Not by outright lying though,  that doesn’t work. I’d know.

A few years ago, I believed a resume was a magic sheet of paper that, whatever I wrote down on it, became absolutely true. I treated my resume like it was some insecure girl’s Facebook profile picture – I dressed it all up, coated it with fancy lines, and skewed everything that was on it at impossible angles. I thought speaking fluent Vietnamese sounded pretty good, so I put it in there in bold – like the final coating of mascara.

It worked!

I was called in for an interview to a fancy doctor’s office shortly after. To prepare, I proceeded to do everything just short of hiring a speaking coach like Colin Firth in the King’s Speech. I figured I could win them over in the interview and they would overlook the slight exaggerations on my resume.

My interviewer was a stern Asian woman who carried herself in a way that made you envision her running around as a kindergartner in a lab coat – she was all business. I sat down and put on my most ambitious smile, the one I practiced in the mirror so deftly at every traffic light getting there. She scanned my resume and stated, without a hint of a question in her voice, “So you speak Vietnamese”.

“Mm hm” I responded, vowing to myself to start learning immediately after I got home from the interview.
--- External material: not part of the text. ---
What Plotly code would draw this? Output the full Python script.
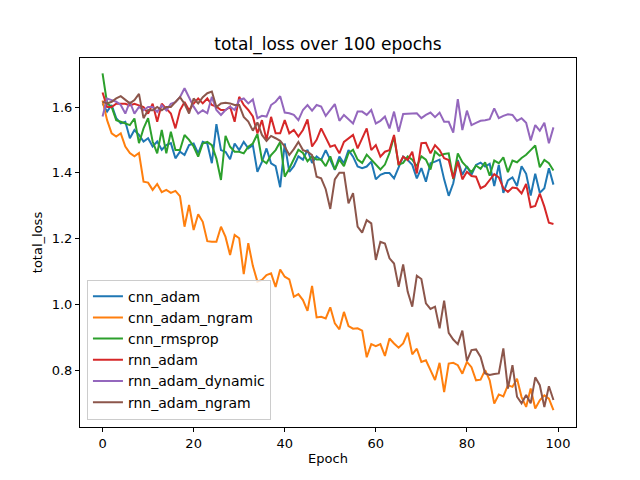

“Good. We’ll go ahead and conduct this interview in Vietnamese, then.”

…The remainder 20 minutes of that story is as squirm-worthy as you can uncomfortably imagine.
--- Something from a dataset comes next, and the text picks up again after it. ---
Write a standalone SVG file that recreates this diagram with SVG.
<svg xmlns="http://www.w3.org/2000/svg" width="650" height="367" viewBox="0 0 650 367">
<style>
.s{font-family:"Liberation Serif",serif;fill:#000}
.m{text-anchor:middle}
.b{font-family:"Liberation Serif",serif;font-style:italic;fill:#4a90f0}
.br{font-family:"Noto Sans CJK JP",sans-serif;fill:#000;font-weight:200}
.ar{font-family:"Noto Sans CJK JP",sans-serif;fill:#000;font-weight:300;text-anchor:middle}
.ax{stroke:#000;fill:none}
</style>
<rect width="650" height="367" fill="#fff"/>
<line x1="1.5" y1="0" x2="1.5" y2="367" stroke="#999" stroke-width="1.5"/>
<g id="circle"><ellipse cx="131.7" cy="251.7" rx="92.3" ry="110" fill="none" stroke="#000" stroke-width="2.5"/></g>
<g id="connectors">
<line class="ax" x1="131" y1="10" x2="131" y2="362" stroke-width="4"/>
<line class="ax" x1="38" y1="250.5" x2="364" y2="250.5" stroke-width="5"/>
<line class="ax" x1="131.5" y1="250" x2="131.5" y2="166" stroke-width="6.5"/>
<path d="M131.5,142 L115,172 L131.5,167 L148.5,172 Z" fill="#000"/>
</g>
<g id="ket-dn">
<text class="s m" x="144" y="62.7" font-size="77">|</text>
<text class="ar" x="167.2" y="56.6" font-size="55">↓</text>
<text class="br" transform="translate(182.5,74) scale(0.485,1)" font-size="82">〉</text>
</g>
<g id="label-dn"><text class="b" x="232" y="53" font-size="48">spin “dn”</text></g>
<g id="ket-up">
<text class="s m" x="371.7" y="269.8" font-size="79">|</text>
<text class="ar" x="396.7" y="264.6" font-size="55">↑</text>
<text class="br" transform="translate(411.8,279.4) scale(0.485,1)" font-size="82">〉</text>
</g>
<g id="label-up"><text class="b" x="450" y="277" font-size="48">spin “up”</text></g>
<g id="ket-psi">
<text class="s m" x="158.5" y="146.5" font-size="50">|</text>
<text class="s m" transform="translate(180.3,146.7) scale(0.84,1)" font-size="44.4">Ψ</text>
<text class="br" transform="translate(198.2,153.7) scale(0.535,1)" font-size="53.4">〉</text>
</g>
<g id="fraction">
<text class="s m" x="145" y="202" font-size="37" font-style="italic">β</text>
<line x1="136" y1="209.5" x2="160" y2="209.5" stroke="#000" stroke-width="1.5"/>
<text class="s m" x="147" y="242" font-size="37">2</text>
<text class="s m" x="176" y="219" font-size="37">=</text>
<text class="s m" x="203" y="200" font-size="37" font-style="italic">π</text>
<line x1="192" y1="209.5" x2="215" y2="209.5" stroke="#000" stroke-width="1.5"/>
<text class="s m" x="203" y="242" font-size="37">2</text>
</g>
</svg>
Today, my closest friends suggested the art of just embellishing actual facts. You know, going from Receptionist to a Communications Coordinator, or from picking my nose to performing a precision extraction of nasal vestibule mucus – you get the idea.

So, in the past week, besides permanently changing my homepage to http://www.Thesaurus.com, I’ve read some really great articles. Resume tips are like the weight loss commercials of the Internet — there are a million of them, and they all say the same thing. After sifting through the same tired “proven tips”, these articles struck me as most practical:

This one from Content Notes titled, 15 Tips to Make Your Resume Shine in 15 Seconds, has everything from format samples to helpful tips like getting rid of the corny objectives portion of your resume. And this article from Vertex42, Action Verbs for Resumes, lists appealing verbs by industry to make you sound like a real big shot. Check these out if you’re working on your resume too.

And before I go, here’s that other e-mail I received from a friendly observer about my last blog:

Going to the movies alone is one thing, but going to IMAX alone is pretty low. I hope you get a job as a tollbooth operator, seems fit for a loner like you.

He does have a point. I forgot that IMAX was the carpool lane of the theater going experience, what was I thinking? And tollbooth operator? Sounds good. I’ll let your boss know that you referred me.